How many lines of the data hold the word "code"? State the number and nothing else.

## DATA PROVIDED

=-=-=-=-=

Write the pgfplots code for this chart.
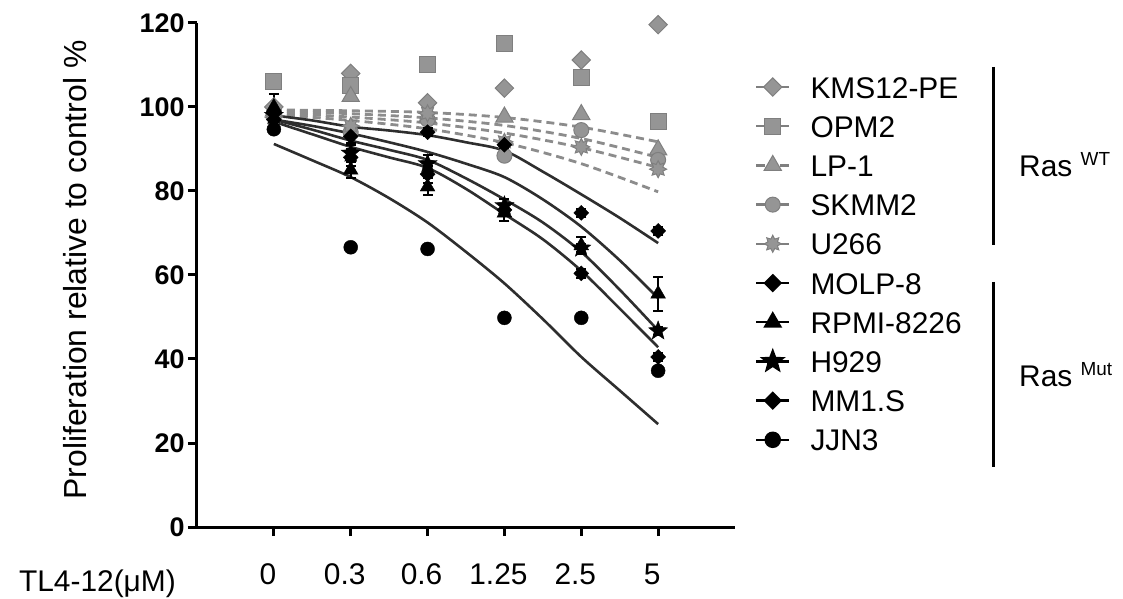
\documentclass[border=0pt]{standalone}
\usepackage{fontspec}
\setmainfont{Liberation Sans}
\usepackage{pgfplots}
\pgfplotsset{compat=1.18}
\usetikzlibrary{plotmarks}
\definecolor{mg}{HTML}{7F7F7F}
\definecolor{mf}{HTML}{959595}
\definecolor{dg}{HTML}{8C8C8C}
\definecolor{fitk}{HTML}{2E2E2E}

\pgfdeclareplotmark{fstar}{%
  \pgfpathmoveto{\pgfpointpolar{90}{\pgfplotmarksize}}%
  \pgfpathlineto{\pgfpointpolar{126}{0.42\pgfplotmarksize}}%
  \pgfpathlineto{\pgfpointpolar{162}{\pgfplotmarksize}}%
  \pgfpathlineto{\pgfpointpolar{198}{0.42\pgfplotmarksize}}%
  \pgfpathlineto{\pgfpointpolar{234}{\pgfplotmarksize}}%
  \pgfpathlineto{\pgfpointpolar{270}{0.42\pgfplotmarksize}}%
  \pgfpathlineto{\pgfpointpolar{306}{\pgfplotmarksize}}%
  \pgfpathlineto{\pgfpointpolar{342}{0.42\pgfplotmarksize}}%
  \pgfpathlineto{\pgfpointpolar{18}{\pgfplotmarksize}}%
  \pgfpathlineto{\pgfpointpolar{54}{0.42\pgfplotmarksize}}%
  \pgfpathclose\pgfusepathqfillstroke}
\pgfdeclareplotmark{burst}{%
  \pgfpathmoveto{\pgfpointpolar{0}{\pgfplotmarksize}}%
  \pgfpathlineto{\pgfpointpolar{22.5}{0.6\pgfplotmarksize}}%
  \pgfpathlineto{\pgfpointpolar{45}{\pgfplotmarksize}}%
  \pgfpathlineto{\pgfpointpolar{67.5}{0.6\pgfplotmarksize}}%
  \pgfpathlineto{\pgfpointpolar{90}{\pgfplotmarksize}}%
  \pgfpathlineto{\pgfpointpolar{112.5}{0.6\pgfplotmarksize}}%
  \pgfpathlineto{\pgfpointpolar{135}{\pgfplotmarksize}}%
  \pgfpathlineto{\pgfpointpolar{157.5}{0.6\pgfplotmarksize}}%
  \pgfpathlineto{\pgfpointpolar{180}{\pgfplotmarksize}}%
  \pgfpathlineto{\pgfpointpolar{202.5}{0.6\pgfplotmarksize}}%
  \pgfpathlineto{\pgfpointpolar{225}{\pgfplotmarksize}}%
  \pgfpathlineto{\pgfpointpolar{247.5}{0.6\pgfplotmarksize}}%
  \pgfpathlineto{\pgfpointpolar{270}{\pgfplotmarksize}}%
  \pgfpathlineto{\pgfpointpolar{292.5}{0.6\pgfplotmarksize}}%
  \pgfpathlineto{\pgfpointpolar{315}{\pgfplotmarksize}}%
  \pgfpathlineto{\pgfpointpolar{337.5}{0.6\pgfplotmarksize}}%
  \pgfpathclose\pgfusepathqfillstroke}

\pgfplotsset{
  gdia/.style={mark=square*, mark size=6.5bp, mark options={solid, rotate=45, draw=mg, fill=mf, line width=1bp}},
  gsq/.style={mark=square*, mark size=8bp, mark options={solid, draw=mg, fill=mf, line width=1bp}},
  gtri/.style={mark=triangle*, mark size=10bp, mark options={solid, draw=mg, fill=mf, line width=1bp}},
  gcir/.style={mark=*, mark size=7.5bp, mark options={solid, draw=mg, fill=mf, line width=1bp}},
  gbur/.style={mark=burst, mark size=8.5bp, mark options={solid, draw=mg, fill=mf, line width=1bp}},
  kdia/.style={mark=square*, mark size=5.3bp, mark options={solid, rotate=45, draw=black, fill=black}},
  ktri/.style={mark=triangle*, mark size=8.5bp, mark options={solid, draw=black, fill=black}},
  kstar/.style={mark=fstar, mark size=10bp, mark options={solid, draw=black, fill=black}},
  kcir/.style={mark=*, mark size=7bp, mark options={solid, draw=black, fill=black}},
  dfit/.style={dg, line width=2.8bp, dash pattern=on 8bp off 5bp, smooth},
  kfit/.style={fitk, line width=2.6bp, smooth},
  ebar/.style={error bars/.cd, y dir=both, y explicit,
     error bar style={line width=2bp, black},
     error mark options={rotate=90, mark size=5bp, line width=2bp, black}},
}

\begin{document}
\begin{tikzpicture}
\useasboundingbox (-197bp,-72bp) rectangle (926bp,527bp);
\begin{axis}[
  scale only axis, width=538bp, height=504bp,
  xmin=-1, xmax=6, ymin=0, ymax=120,
  axis lines=left,
  axis line style={-, line width=3bp, black},
  xtick={0,1,2,3,4,5}, xticklabels={0,0.3,0.6,1.25,2.5,5},
  ytick={0,20,40,60,80,100,120},
  tick align=outside, major tick length=9bp,
  tick style={line width=3bp, black},
  /pgf/number format/assume math mode=true,
  yticklabel style={font=\fontsize{27}{27}\selectfont\bfseries},
  xticklabel style={font=\fontsize{30}{30}\selectfont, yshift=-24bp, xshift=-6bp},
  xlabel={TL4-12(μM)},
  ylabel={Proliferation relative to control \%},
  every axis x label/.style={at={(axis description cs:-0.185,-0.113)}, anchor=center, font=\fontsize{30}{30}\selectfont},
  every axis y label/.style={at={(axis description cs:-0.2268,0.51)}, anchor=center, rotate=90, font=\fontsize{32}{32}\selectfont},
  clip=false,
  legend style={at={(1.0372,0.8948)}, anchor=north west, draw=none, fill=none,
    inner sep=0pt, outer sep=0pt, font=\fontsize{30}{30}\selectfont,
    row sep=17.2bp,
    nodes={inner sep=0pt, text height=22bp, text depth=0bp},
    /tikz/every odd column/.append style={column sep=20bp}},
  legend cell align=left,
  legend image code/.code={\draw[mark repeat=2,mark phase=2] plot coordinates {(0bp,0bp) (16.5bp,0bp) (33bp,0bp)};},
]
% legend entries
\addlegendimage{mg, line width=2.5bp, gdia}
\addlegendentry{KMS12-PE}
\addlegendimage{mg, line width=2.5bp, dash pattern=on 9bp off 3bp, gsq}
\addlegendentry{OPM2}
\addlegendimage{mg, line width=2.5bp, dash pattern=on 9bp off 3bp, gtri}
\addlegendentry{LP-1}
\addlegendimage{mg, line width=2.5bp, dash pattern=on 9bp off 3bp, gcir}
\addlegendentry{SKMM2}
\addlegendimage{mg, line width=2.5bp, dash pattern=on 9bp off 3bp, gbur}
\addlegendentry{U266}
\addlegendimage{black, line width=2.5bp, kdia}
\addlegendentry{MOLP-8}
\addlegendimage{black, line width=2.5bp, ktri}
\addlegendentry{RPMI-8226}
\addlegendimage{black, line width=2.5bp, kstar}
\addlegendentry{H929}
\addlegendimage{black, line width=2.5bp, kdia}
\addlegendentry{MM1.S}
\addlegendimage{black, line width=2.5bp, kcir}
\addlegendentry{JJN3}

% dashed fits (Ras WT)
\addplot[dfit, forget plot] coordinates {(0,99.3)(1,99.1)(2,98.7)(3,97.5)(4,95.2)(5,91.7)};
\addplot[dfit, forget plot] coordinates {(0,99.0)(1,98.4)(2,97.4)(3,95.6)(4,92.5)(5,88.0)};
\addplot[dfit, forget plot] coordinates {(0,98.6)(1,97.6)(2,96.2)(3,93.8)(4,90.3)(5,85.6)};
\addplot[dfit, forget plot] coordinates {(0,98.2)(1,96.8)(2,94.8)(3,91.5)(4,86.5)(5,79.8)};

% solid fits (Ras Mut)
\addplot[kfit, forget plot] coordinates {(0,98.0)(0.5,96.8)(1,95.3)(1.5,94.4)(2,93.3)(2.5,91.6)(3,89.6)(3.5,84.6)(4,79.2)(4.5,73.6)(5,67.6)};
\addplot[kfit, forget plot] coordinates {(0,97.0)(0.5,95.5)(1,93.7)(1.5,91.6)(2,89.3)(2.5,86.5)(3,83.3)(3.5,78.0)(4,71.5)(4.5,63.5)(5,54.5)};
\addplot[kfit, forget plot] coordinates {(0,97.0)(0.5,94.6)(1,92.0)(1.5,89.8)(2,87.4)(2.5,83.0)(3,78.0)(3.5,72.5)(4,65.5)(4.5,56.5)(5,46.8)};
\addplot[kfit, forget plot] coordinates {(0,96.5)(0.5,93.5)(1,90.5)(1.5,88.0)(2,85.5)(2.5,80.5)(3,74.5)(3.5,68.5)(4,61.0)(4.5,52.0)(5,42.8)};
\addplot[kfit, forget plot] coordinates {(0,91.2)(0.5,87.3)(1,83.3)(1.5,78.3)(2,72.5)(2.5,65.5)(3,58.0)(3.5,49.5)(4,40.5)(4.5,32.5)(5,24.5)};

% gray data (Ras WT)
\addplot[only marks, gdia, forget plot] coordinates {(0,100)(1,108)(2,101)(3,104.5)(4,111.2)(5,119.6)};
\addplot[only marks, gsq, forget plot] coordinates {(0,106)(1,105)(2,110)(3,115)(4,107)(5,96.5)};
\addplot[only marks, gtri, forget plot] coordinates {(0,99)(1,102.5)(2,97.5)(3,97.6)(4,98.2)(5,89.8)};
\addplot[only marks, gcir, forget plot] coordinates {(0,98)(1,94)(2,97)(3,88.4)(4,94.5)(5,87.4)};
\addplot[only marks, gbur, forget plot] coordinates {(0,97.5)(1,95.5)(2,98.5)(3,91.7)(4,90.5)(5,85.2)};

% black data (Ras Mut)
\addplot[only marks, kdia, forget plot, ebar] coordinates {(0,97) +- (0,2) (1,93) +- (0,1.5) (2,94) +- (0,1) (3,91) +- (0,1) (4,74.8) +- (0,1) (5,70.5) +- (0,1)};
\addplot[only marks, ktri, forget plot, ebar] coordinates {(0,100) +- (0,3) (1,85) +- (0,2) (2,81) +- (0,2) (3,74.8) +- (0,2) (4,67) +- (0,2) (5,55.5) +- (0,4)};
\addplot[only marks, kstar, forget plot, ebar] coordinates {(0,98) +- (0,2) (1,89) +- (0,2) (2,86.5) +- (0,2) (3,76.5) +- (0,1.5) (4,66.4) +- (0,1) (5,46.7) +- (0,1)};
\addplot[only marks, kdia, forget plot, ebar] coordinates {(0,99) +- (0,2) (1,88) +- (0,2) (2,84) +- (0,2) (3,75.5) +- (0,1.5) (4,60.4) +- (0,1) (5,40.5) +- (0,1)};
\addplot[only marks, kcir, forget plot] coordinates {(0,94.7)(1,66.6)(2,66.2)(3,49.8)(4,49.8)(5,37.2)};
\end{axis}
% group brackets
\draw[line width=3bp] (796bp,460bp) -- (796bp,282bp);
\draw[line width=3bp] (796bp,245bp) -- (796bp,60bp);
\node[anchor=west, inner sep=0pt, font=\fontsize{30}{30}\selectfont] at (822bp,362bp) {Ras {\fontsize{19}{19}\selectfont\raisebox{11bp}{WT}}};
\node[anchor=west, inner sep=0pt, font=\fontsize{30}{30}\selectfont] at (822bp,152bp) {Ras {\fontsize{19}{19}\selectfont\raisebox{11bp}{Mut}}};
\end{tikzpicture}
\end{document}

=-=-=-=-=

## EXPECTED ANSWER
2